Stated goal :: All lines below must be repeated exactly, with the pictures omitted.

Material supplied ::
'''
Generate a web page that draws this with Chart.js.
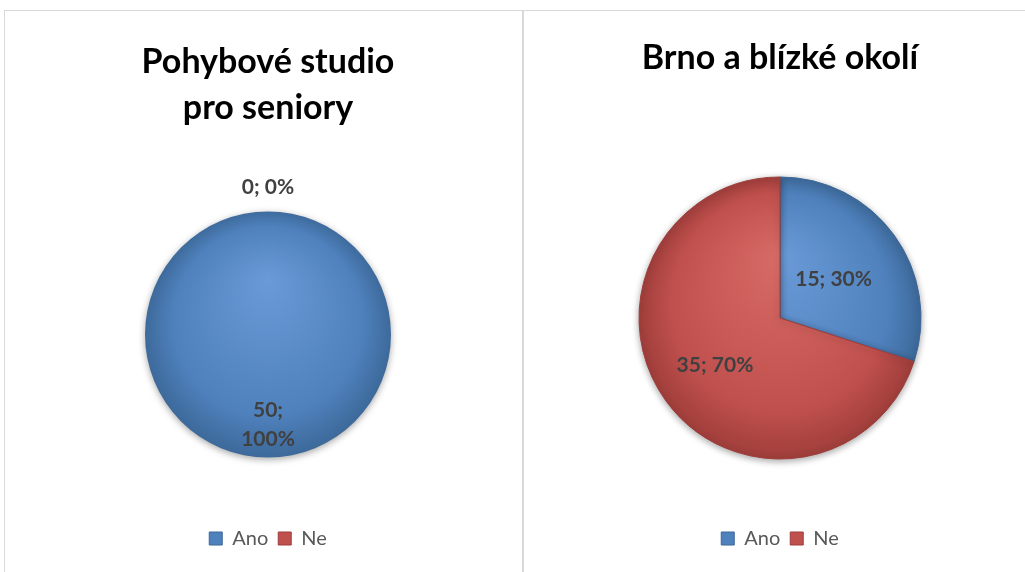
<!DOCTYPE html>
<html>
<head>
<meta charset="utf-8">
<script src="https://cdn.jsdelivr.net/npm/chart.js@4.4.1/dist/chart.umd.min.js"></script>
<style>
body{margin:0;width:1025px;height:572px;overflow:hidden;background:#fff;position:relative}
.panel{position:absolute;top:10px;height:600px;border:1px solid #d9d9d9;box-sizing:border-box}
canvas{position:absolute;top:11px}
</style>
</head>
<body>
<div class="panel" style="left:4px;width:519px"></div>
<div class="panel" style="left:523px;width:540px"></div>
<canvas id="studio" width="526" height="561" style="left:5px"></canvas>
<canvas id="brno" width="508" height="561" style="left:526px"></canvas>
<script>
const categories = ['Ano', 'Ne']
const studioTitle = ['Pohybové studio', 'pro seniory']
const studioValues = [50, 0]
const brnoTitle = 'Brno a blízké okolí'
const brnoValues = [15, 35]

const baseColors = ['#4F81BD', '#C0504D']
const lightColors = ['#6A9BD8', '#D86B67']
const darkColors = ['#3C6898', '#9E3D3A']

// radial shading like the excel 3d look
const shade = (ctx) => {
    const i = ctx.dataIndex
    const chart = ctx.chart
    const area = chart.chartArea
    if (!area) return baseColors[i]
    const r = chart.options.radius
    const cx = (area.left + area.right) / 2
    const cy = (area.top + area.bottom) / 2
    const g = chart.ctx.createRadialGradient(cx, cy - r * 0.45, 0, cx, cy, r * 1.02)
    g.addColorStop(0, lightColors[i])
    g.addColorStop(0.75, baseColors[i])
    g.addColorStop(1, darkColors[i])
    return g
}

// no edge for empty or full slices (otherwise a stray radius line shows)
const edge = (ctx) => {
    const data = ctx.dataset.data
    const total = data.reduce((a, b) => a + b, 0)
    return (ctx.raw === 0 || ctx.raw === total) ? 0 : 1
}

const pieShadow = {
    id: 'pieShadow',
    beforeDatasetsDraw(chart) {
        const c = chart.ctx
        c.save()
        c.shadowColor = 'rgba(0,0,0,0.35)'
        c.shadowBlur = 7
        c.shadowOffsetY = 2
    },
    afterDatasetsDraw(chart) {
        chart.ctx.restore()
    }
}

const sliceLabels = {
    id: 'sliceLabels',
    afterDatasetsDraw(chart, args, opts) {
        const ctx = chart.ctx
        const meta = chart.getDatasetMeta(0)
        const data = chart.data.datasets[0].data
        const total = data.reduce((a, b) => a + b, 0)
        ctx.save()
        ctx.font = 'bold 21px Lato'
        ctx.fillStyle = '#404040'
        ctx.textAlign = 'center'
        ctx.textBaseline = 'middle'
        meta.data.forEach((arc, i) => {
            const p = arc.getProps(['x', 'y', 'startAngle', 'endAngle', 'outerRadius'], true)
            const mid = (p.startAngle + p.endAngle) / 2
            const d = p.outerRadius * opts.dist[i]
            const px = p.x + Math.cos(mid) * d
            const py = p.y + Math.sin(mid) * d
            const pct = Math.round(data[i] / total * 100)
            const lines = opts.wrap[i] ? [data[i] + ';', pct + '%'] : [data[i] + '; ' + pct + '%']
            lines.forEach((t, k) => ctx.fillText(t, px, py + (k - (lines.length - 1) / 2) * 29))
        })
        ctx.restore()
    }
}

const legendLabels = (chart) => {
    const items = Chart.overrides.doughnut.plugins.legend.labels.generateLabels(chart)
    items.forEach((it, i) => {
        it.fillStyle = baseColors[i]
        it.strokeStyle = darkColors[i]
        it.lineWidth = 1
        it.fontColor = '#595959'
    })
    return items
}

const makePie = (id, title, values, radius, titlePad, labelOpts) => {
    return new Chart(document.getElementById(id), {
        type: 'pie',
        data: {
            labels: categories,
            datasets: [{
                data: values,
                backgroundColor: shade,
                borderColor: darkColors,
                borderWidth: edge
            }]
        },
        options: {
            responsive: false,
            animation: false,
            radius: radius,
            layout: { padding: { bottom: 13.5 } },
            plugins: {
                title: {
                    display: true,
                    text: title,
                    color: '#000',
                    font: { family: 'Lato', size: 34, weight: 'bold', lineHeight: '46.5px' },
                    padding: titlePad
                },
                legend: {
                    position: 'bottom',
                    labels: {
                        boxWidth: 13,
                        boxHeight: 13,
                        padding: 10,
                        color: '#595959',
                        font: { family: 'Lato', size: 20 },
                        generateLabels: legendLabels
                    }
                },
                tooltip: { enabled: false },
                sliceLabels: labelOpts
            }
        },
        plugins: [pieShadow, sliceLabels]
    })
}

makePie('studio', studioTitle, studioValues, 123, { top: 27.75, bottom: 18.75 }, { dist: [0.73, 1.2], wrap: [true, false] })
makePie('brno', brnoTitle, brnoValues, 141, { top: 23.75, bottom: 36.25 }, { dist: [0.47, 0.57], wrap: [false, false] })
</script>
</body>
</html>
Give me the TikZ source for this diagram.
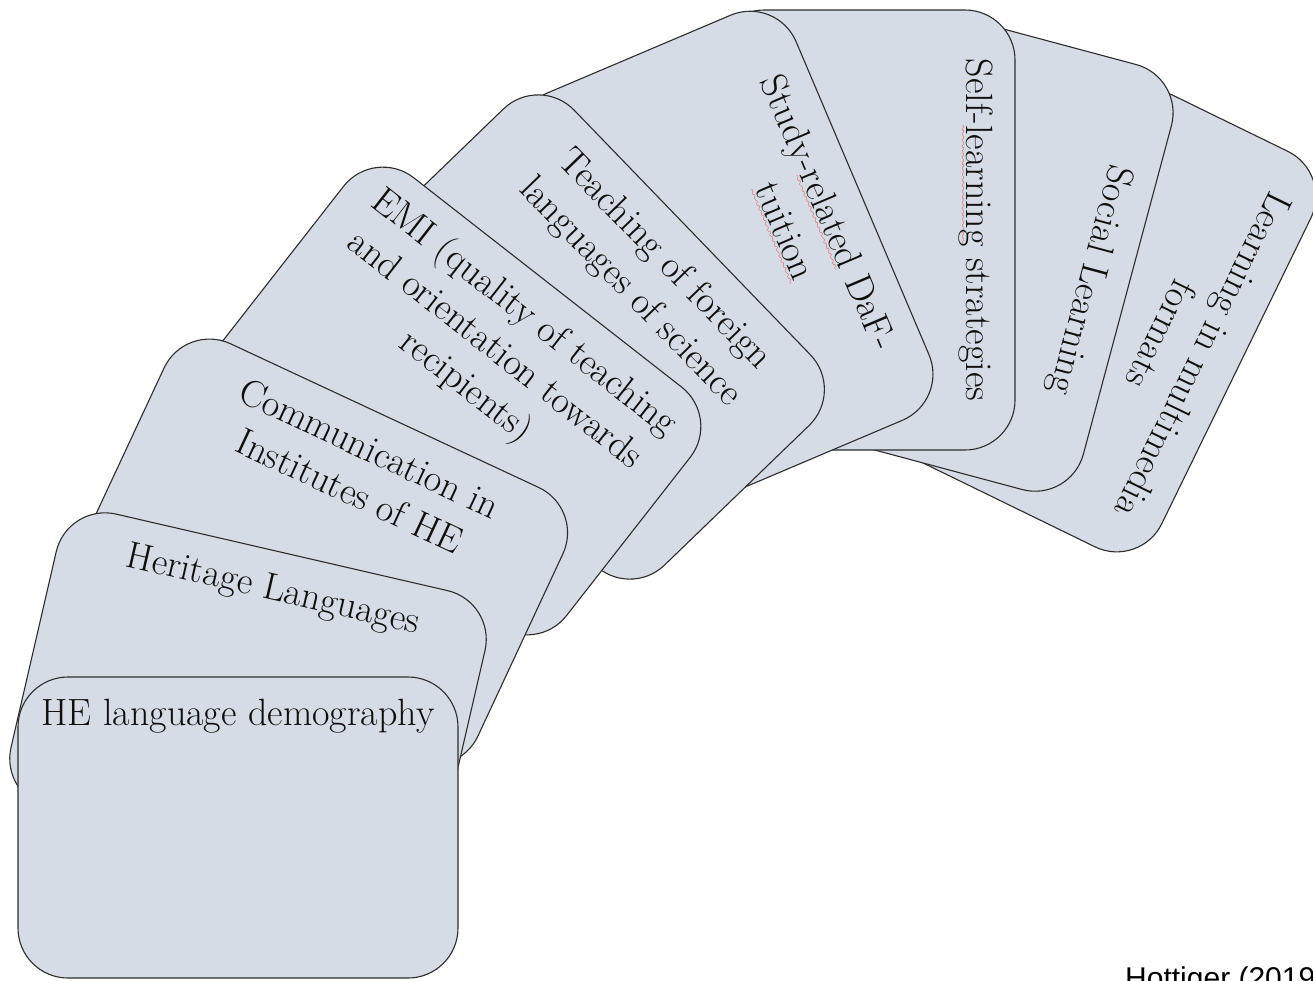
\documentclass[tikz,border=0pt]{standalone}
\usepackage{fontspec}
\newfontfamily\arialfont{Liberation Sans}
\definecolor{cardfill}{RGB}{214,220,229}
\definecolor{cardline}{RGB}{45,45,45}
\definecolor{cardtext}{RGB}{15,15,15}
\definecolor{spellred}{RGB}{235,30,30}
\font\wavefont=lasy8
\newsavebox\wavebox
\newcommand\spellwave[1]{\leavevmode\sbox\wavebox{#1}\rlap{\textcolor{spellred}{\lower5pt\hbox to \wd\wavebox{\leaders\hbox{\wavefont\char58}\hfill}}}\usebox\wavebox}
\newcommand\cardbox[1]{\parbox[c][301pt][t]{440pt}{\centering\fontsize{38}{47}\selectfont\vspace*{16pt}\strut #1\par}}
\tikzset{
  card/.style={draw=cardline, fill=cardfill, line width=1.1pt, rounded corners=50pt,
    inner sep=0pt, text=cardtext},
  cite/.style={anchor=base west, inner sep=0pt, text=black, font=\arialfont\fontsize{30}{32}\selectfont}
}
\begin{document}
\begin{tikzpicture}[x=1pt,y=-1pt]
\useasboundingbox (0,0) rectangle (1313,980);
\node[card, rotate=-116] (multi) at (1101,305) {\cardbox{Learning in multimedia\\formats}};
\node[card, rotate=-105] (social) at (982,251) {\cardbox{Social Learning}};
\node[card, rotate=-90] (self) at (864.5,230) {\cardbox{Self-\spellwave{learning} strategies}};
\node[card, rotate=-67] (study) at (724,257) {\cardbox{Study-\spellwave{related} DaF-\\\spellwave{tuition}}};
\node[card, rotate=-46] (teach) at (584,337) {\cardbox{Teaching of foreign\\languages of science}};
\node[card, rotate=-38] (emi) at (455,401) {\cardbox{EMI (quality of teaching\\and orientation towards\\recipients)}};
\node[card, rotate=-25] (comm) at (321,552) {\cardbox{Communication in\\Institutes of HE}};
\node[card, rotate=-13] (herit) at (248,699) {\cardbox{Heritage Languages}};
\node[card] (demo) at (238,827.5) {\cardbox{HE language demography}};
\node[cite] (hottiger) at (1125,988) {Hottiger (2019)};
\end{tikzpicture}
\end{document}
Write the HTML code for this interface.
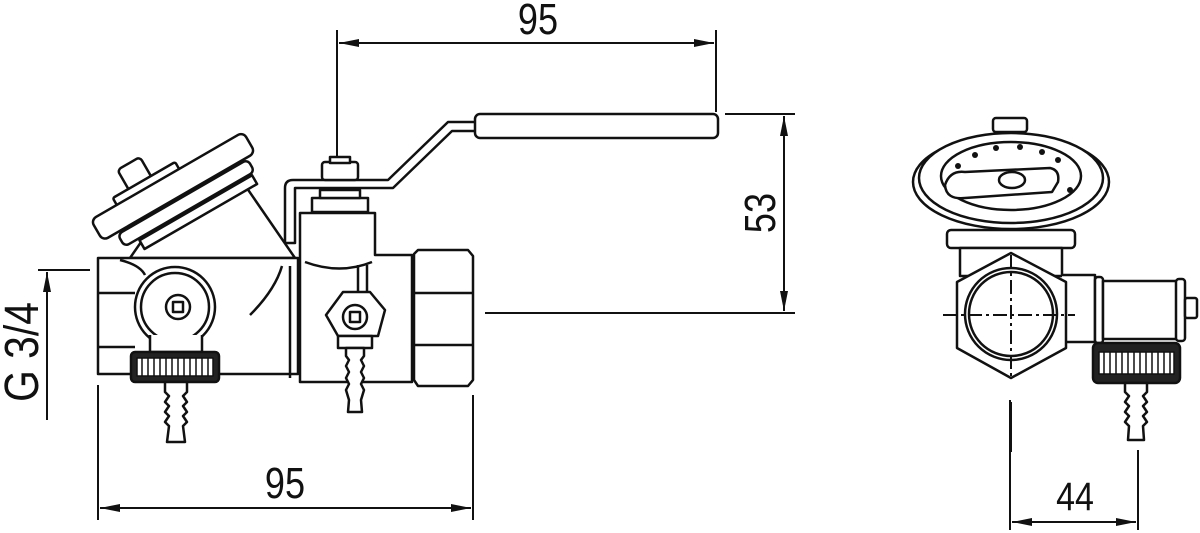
'''
Exercise answer ::
Generate a web page that draws this with Chart.js.
<!DOCTYPE html>
<html>
<head>
<meta charset="utf-8">
<script src="https://cdn.jsdelivr.net/npm/chart.js@4.4.1/dist/chart.umd.min.js"></script>
<style>
body{margin:0;width:1025px;height:572px;overflow:hidden;background:#fff;position:relative}
.panel{position:absolute;top:10px;height:600px;border:1px solid #d9d9d9;box-sizing:border-box}
canvas{position:absolute;top:11px}
</style>
</head>
<body>
<div class="panel" style="left:4px;width:519px"></div>
<div class="panel" style="left:523px;width:540px"></div>
<canvas id="studio" width="526" height="561" style="left:5px"></canvas>
<canvas id="brno" width="508" height="561" style="left:526px"></canvas>
<script>
const categories = ['Ano', 'Ne']
const studioTitle = ['Pohybové studio', 'pro seniory']
const studioValues = [50, 0]
const brnoTitle = 'Brno a blízké okolí'
const brnoValues = [15, 35]

const baseColors = ['#4F81BD', '#C0504D']
const lightColors = ['#6A9BD8', '#D86B67']
const darkColors = ['#3C6898', '#9E3D3A']

// radial shading like the excel 3d look
const shade = (ctx) => {
    const i = ctx.dataIndex
    const chart = ctx.chart
    const area = chart.chartArea
    if (!area) return baseColors[i]
    const r = chart.options.radius
    const cx = (area.left + area.right) / 2
    const cy = (area.top + area.bottom) / 2
    const g = chart.ctx.createRadialGradient(cx, cy - r * 0.45, 0, cx, cy, r * 1.02)
    g.addColorStop(0, lightColors[i])
    g.addColorStop(0.75, baseColors[i])
    g.addColorStop(1, darkColors[i])
    return g
}

// no edge for empty or full slices (otherwise a stray radius line shows)
const edge = (ctx) => {
    const data = ctx.dataset.data
    const total = data.reduce((a, b) => a + b, 0)
    return (ctx.raw === 0 || ctx.raw === total) ? 0 : 1
}

const pieShadow = {
    id: 'pieShadow',
    beforeDatasetsDraw(chart) {
        const c = chart.ctx
        c.save()
        c.shadowColor = 'rgba(0,0,0,0.35)'
        c.shadowBlur = 7
        c.shadowOffsetY = 2
    },
    afterDatasetsDraw(chart) {
        chart.ctx.restore()
    }
}

const sliceLabels = {
    id: 'sliceLabels',
    afterDatasetsDraw(chart, args, opts) {
        const ctx = chart.ctx
        const meta = chart.getDatasetMeta(0)
        const data = chart.data.datasets[0].data
        const total = data.reduce((a, b) => a + b, 0)
        ctx.save()
        ctx.font = 'bold 21px Lato'
        ctx.fillStyle = '#404040'
        ctx.textAlign = 'center'
        ctx.textBaseline = 'middle'
        meta.data.forEach((arc, i) => {
            const p = arc.getProps(['x', 'y', 'startAngle', 'endAngle', 'outerRadius'], true)
            const mid = (p.startAngle + p.endAngle) / 2
            const d = p.outerRadius * opts.dist[i]
            const px = p.x + Math.cos(mid) * d
            const py = p.y + Math.sin(mid) * d
            const pct = Math.round(data[i] / total * 100)
            const lines = opts.wrap[i] ? [data[i] + ';', pct + '%'] : [data[i] + '; ' + pct + '%']
            lines.forEach((t, k) => ctx.fillText(t, px, py + (k - (lines.length - 1) / 2) * 29))
        })
        ctx.restore()
    }
}

const legendLabels = (chart) => {
    const items = Chart.overrides.doughnut.plugins.legend.labels.generateLabels(chart)
    items.forEach((it, i) => {
        it.fillStyle = baseColors[i]
        it.strokeStyle = darkColors[i]
        it.lineWidth = 1
        it.fontColor = '#595959'
    })
    return items
}

const makePie = (id, title, values, radius, titlePad, labelOpts) => {
    return new Chart(document.getElementById(id), {
        type: 'pie',
        data: {
            labels: categories,
            datasets: [{
                data: values,
                backgroundColor: shade,
                borderColor: darkColors,
                borderWidth: edge
            }]
        },
        options: {
            responsive: false,
            animation: false,
            radius: radius,
            layout: { padding: { bottom: 13.5 } },
            plugins: {
                title: {
                    display: true,
                    text: title,
                    color: '#000',
                    font: { family: 'Lato', size: 34, weight: 'bold', lineHeight: '46.5px' },
                    padding: titlePad
                },
                legend: {
                    position: 'bottom',
                    labels: {
                        boxWidth: 13,
                        boxHeight: 13,
                        padding: 10,
                        color: '#595959',
                        font: { family: 'Lato', size: 20 },
                        generateLabels: legendLabels
                    }
                },
                tooltip: { enabled: false },
                sliceLabels: labelOpts
            }
        },
        plugins: [pieShadow, sliceLabels]
    })
}

makePie('studio', studioTitle, studioValues, 123, { top: 27.75, bottom: 18.75 }, { dist: [0.73, 1.2], wrap: [true, false] })
makePie('brno', brnoTitle, brnoValues, 141, { top: 23.75, bottom: 36.25 }, { dist: [0.47, 0.57], wrap: [false, false] })
</script>
</body>
</html>
Give me the TikZ source for this diagram.
\documentclass[tikz,border=0pt]{standalone}
\usepackage{fontspec}
\newfontfamily\arialfont{Liberation Sans}
\definecolor{cardfill}{RGB}{214,220,229}
\definecolor{cardline}{RGB}{45,45,45}
\definecolor{cardtext}{RGB}{15,15,15}
\definecolor{spellred}{RGB}{235,30,30}
\font\wavefont=lasy8
\newsavebox\wavebox
\newcommand\spellwave[1]{\leavevmode\sbox\wavebox{#1}\rlap{\textcolor{spellred}{\lower5pt\hbox to \wd\wavebox{\leaders\hbox{\wavefont\char58}\hfill}}}\usebox\wavebox}
\newcommand\cardbox[1]{\parbox[c][301pt][t]{440pt}{\centering\fontsize{38}{47}\selectfont\vspace*{16pt}\strut #1\par}}
\tikzset{
  card/.style={draw=cardline, fill=cardfill, line width=1.1pt, rounded corners=50pt,
    inner sep=0pt, text=cardtext},
  cite/.style={anchor=base west, inner sep=0pt, text=black, font=\arialfont\fontsize{30}{32}\selectfont}
}
\begin{document}
\begin{tikzpicture}[x=1pt,y=-1pt]
\useasboundingbox (0,0) rectangle (1313,980);
\node[card, rotate=-116] (multi) at (1101,305) {\cardbox{Learning in multimedia\\formats}};
\node[card, rotate=-105] (social) at (982,251) {\cardbox{Social Learning}};
\node[card, rotate=-90] (self) at (864.5,230) {\cardbox{Self-\spellwave{learning} strategies}};
\node[card, rotate=-67] (study) at (724,257) {\cardbox{Study-\spellwave{related} DaF-\\\spellwave{tuition}}};
\node[card, rotate=-46] (teach) at (584,337) {\cardbox{Teaching of foreign\\languages of science}};
\node[card, rotate=-38] (emi) at (455,401) {\cardbox{EMI (quality of teaching\\and orientation towards\\recipients)}};
\node[card, rotate=-25] (comm) at (321,552) {\cardbox{Communication in\\Institutes of HE}};
\node[card, rotate=-13] (herit) at (248,699) {\cardbox{Heritage Languages}};
\node[card] (demo) at (238,827.5) {\cardbox{HE language demography}};
\node[cite] (hottiger) at (1125,988) {Hottiger (2019)};
\end{tikzpicture}
\end{document}
Write the HTML code for this interface.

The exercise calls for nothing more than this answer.